Hurricane Maria developed into a Category 5 storm Monday, sustaining winds of 165 mph. According to the National Hurricane Center, Maria is expected to hit Puerto Rico, the Virgin Islands and portions of the Leeward Islands as a major hurricane with life-threatening floods and mudslides caused by heavy rainfall. Maria is estimated to bring between 12 and 20 inches of rain.

After Hurricane Irma devastated the Caribbean islands as one of the most powerful Atlantic hurricanes every recorded, the island is preparing to face the full force of Maria.

Puerto Rico was spared the full impact of Irma, but much of the island lost power. According to the Governor of Puerto Rico, Ricardo Rossello, nearly 70,000 people remain without power.

Rosello declared a state of emergency Monday, called the National Guard and issued evacuation orders for certain parts of the island, saying the storm could be a “serious menace.”
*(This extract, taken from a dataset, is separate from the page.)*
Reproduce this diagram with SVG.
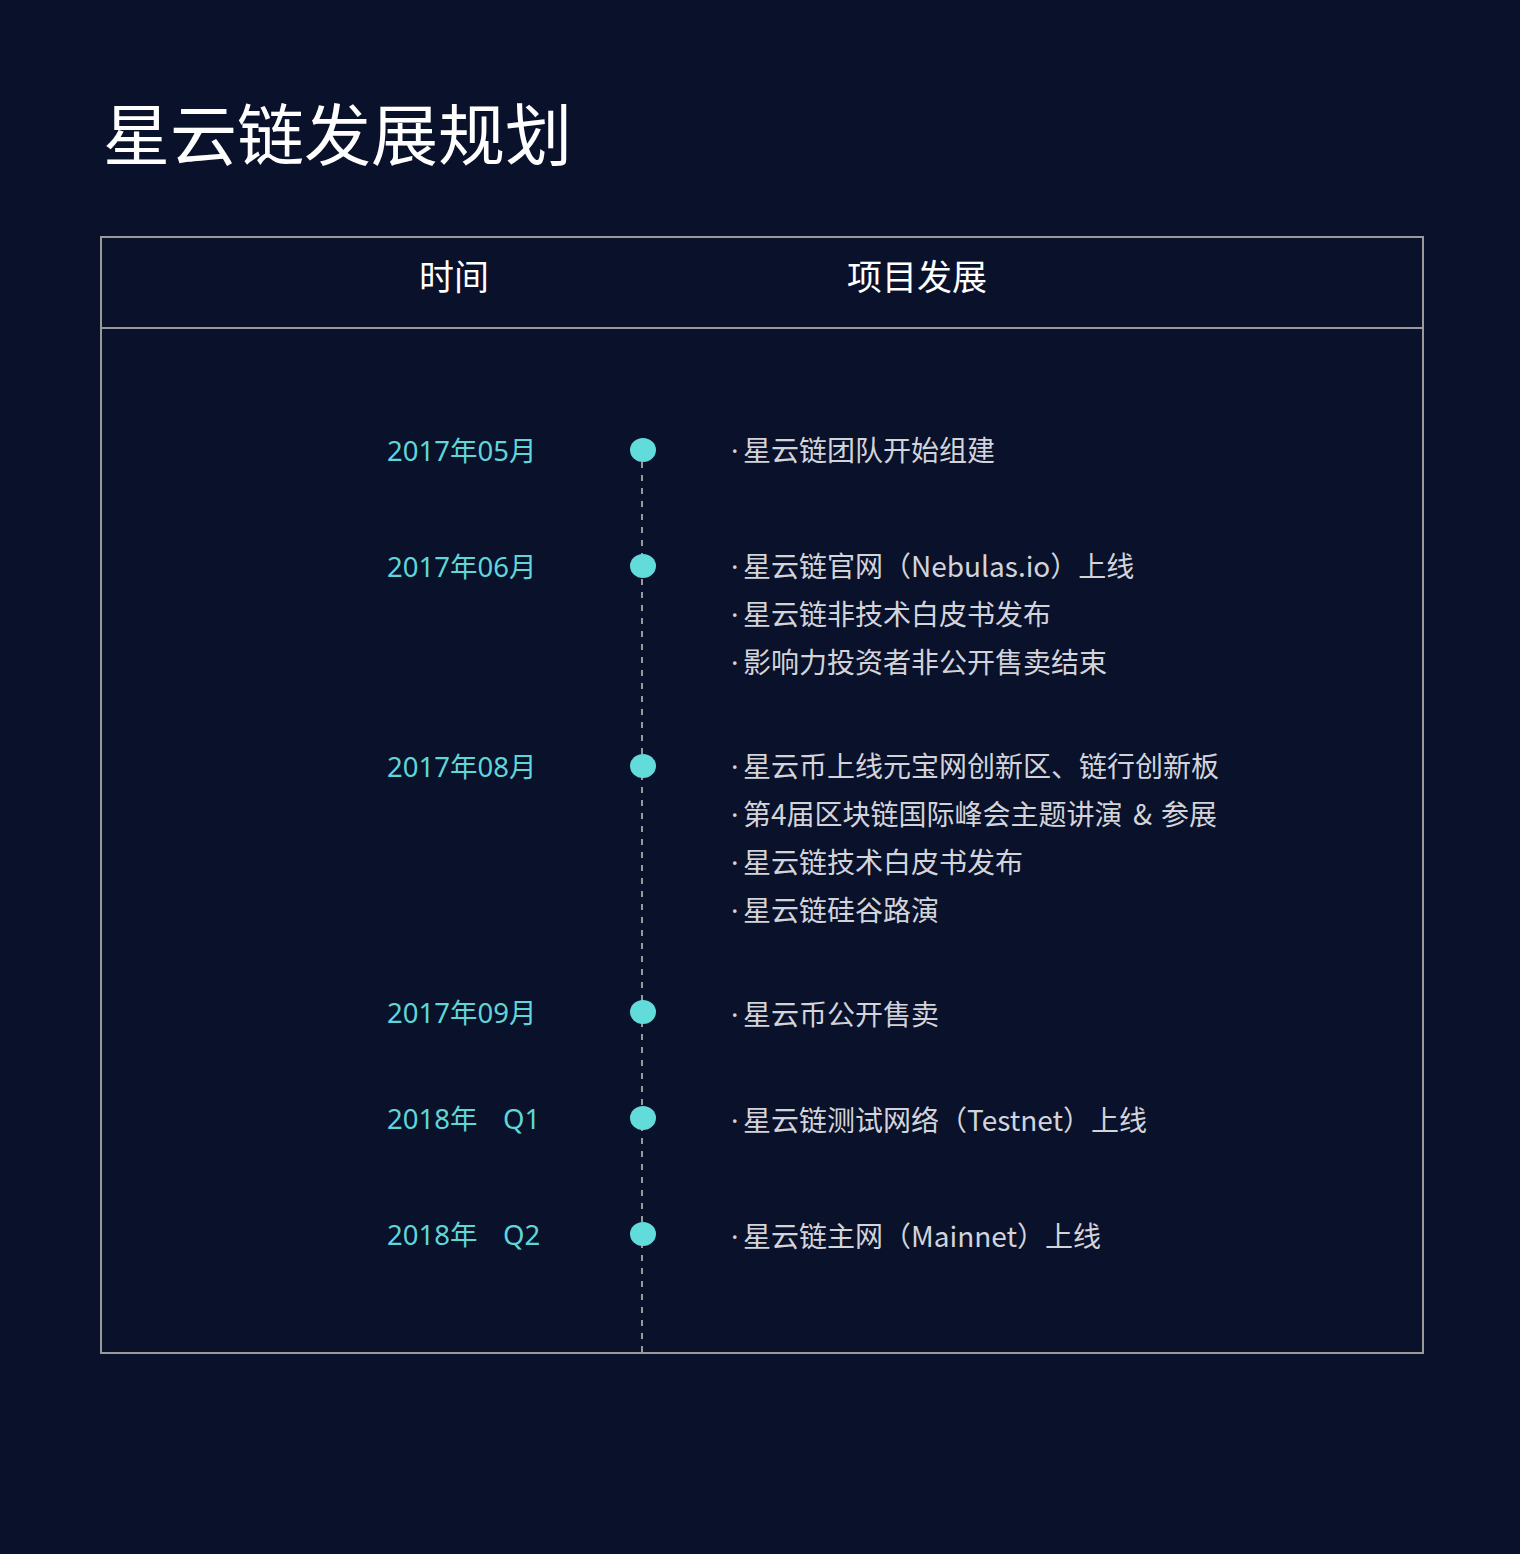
<svg xmlns="http://www.w3.org/2000/svg" width="1520" height="1554" viewBox="0 0 1520 1554">
<style>
.title{font-family:"Noto Sans CJK SC","Noto Sans",sans-serif;font-size:67px;fill:#ffffff}
.hd{font-family:"Noto Sans CJK SC","Noto Sans",sans-serif;font-size:35px;fill:#ffffff;text-anchor:middle}
.date{font-family:"Noto Sans","Noto Sans CJK SC",sans-serif;font-size:27.5px;fill:#5fd6d8}
.item{font-family:"Noto Sans CJK SC","Noto Sans",sans-serif;font-size:28px;fill:#d2d4da}
.bul{font-family:"Noto Sans",sans-serif;font-size:28px;fill:#d2d4da}
.dot{fill:#62dbdb}
.frame{fill:none;stroke:#9a9a9a;stroke-width:2}
.dash{stroke:#9a9a9a;stroke-width:2;stroke-dasharray:6 7}
</style>
<rect width="1520" height="1554" fill="#0a112b"/>
<text class="title" x="103" y="160">星云链发展规划</text>
<g id="table">
<rect class="frame" x="101" y="237" width="1322" height="1116"/>
<line class="frame" x1="101" y1="328" x2="1423" y2="328"/>
<text class="hd" x="454" y="290">时间</text>
<text class="hd" x="917" y="290">项目发展</text>
</g>
<g id="connectors">
<line class="dash" x1="642" y1="462" x2="642" y2="1352"/>
</g>
<g id="n1">
<ellipse class="dot" cx="643" cy="450" rx="13" ry="12"/>
<text class="date" x="387" y="461">2017年05月</text>
<text class="bul" x="731" y="461">·</text><text class="item" x="743" y="461">星云链团队开始组建</text>
</g>
<g id="n2">
<ellipse class="dot" cx="643" cy="566" rx="13" ry="12"/>
<text class="date" x="387" y="577">2017年06月</text>
<text class="bul" x="731" y="577">·</text><text class="item" x="743" y="577">星云链官网（Nebulas.io）上线</text>
<text class="bul" x="731" y="625">·</text><text class="item" x="743" y="625">星云链非技术白皮书发布</text>
<text class="bul" x="731" y="673">·</text><text class="item" x="743" y="673">影响力投资者非公开售卖结束</text>
</g>
<g id="n3">
<ellipse class="dot" cx="643" cy="766" rx="13" ry="12"/>
<text class="date" x="387" y="777">2017年08月</text>
<text class="bul" x="731" y="777">·</text><text class="item" x="743" y="777">星云币上线元宝网创新区、链行创新板</text>
<text class="bul" x="731" y="825">·</text><text class="item" x="743" y="825">第4届区块链国际峰会主题讲演<tspan x="1133">&amp;</tspan><tspan x="1161">参展</tspan></text>
<text class="bul" x="731" y="873">·</text><text class="item" x="743" y="873">星云链技术白皮书发布</text>
<text class="bul" x="731" y="921">·</text><text class="item" x="743" y="921">星云链硅谷路演</text>
</g>
<g id="n4">
<ellipse class="dot" cx="643" cy="1012" rx="13" ry="12"/>
<text class="date" x="387" y="1023">2017年09月</text>
<text class="bul" x="731" y="1025">·</text><text class="item" x="743" y="1025">星云币公开售卖</text>
</g>
<g id="n5">
<ellipse class="dot" cx="643" cy="1118" rx="13" ry="12"/>
<text class="date" x="387" y="1129">2018年</text><text class="date" x="503" y="1129">Q1</text>
<text class="bul" x="731" y="1131">·</text><text class="item" x="743" y="1131">星云链测试网络（Testnet）上线</text>
</g>
<g id="n6">
<ellipse class="dot" cx="643" cy="1234" rx="13" ry="12"/>
<text class="date" x="387" y="1245">2018年</text><text class="date" x="503" y="1245">Q2</text>
<text class="bul" x="731" y="1247">·</text><text class="item" x="743" y="1247">星云链主网（Mainnet）上线</text>
</g>
</svg>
“We are informing citizens that it is time to seek refuge with a family member, friend or move to a state shelter because rescuers will not go out and risk their lives once winds reach 50 miles per hour,” Rosello said. “This is going to be a catastrophic event.”

After seeing the devastation that a storm of this caliber can cause just last week, the possibilities of damage to the recovering Caribbean islands are endless. 

“I’m worried for my dad, because he doesn’t want to leave the house,” said Maria Reyes, a first-year student majoring in accounting whose family resides in Puerto Rico.

Andrea Llavina, a first year student majoring in chemical engineering, also has family living on the island.

“People aren’t that worried about it because of what happened last time with Hurricane Irma,” Llayina said. “My family still doesn’t have power, it’s been almost two weeks. Prepare, stock up, because you never know. It could be like the last one, or it could be really bad. Just be safe.”  

 Lt. Col. Paul Maynard, a Marine deployed to the British Virgin Islands, told the Press Association Maria could pick up the debris left behind by Irma and “throw it like ammunition.”

After seeing the unsuspecting changes in the path of Hurricane Irma, the possibility that Maria could too turn toward the peninsula is a very real possibility.

“It looks like blocking high pressure could force it into Florida,” Dave Samuhel, AccuWeather meteorologist, said, “Definitely something we are watching.”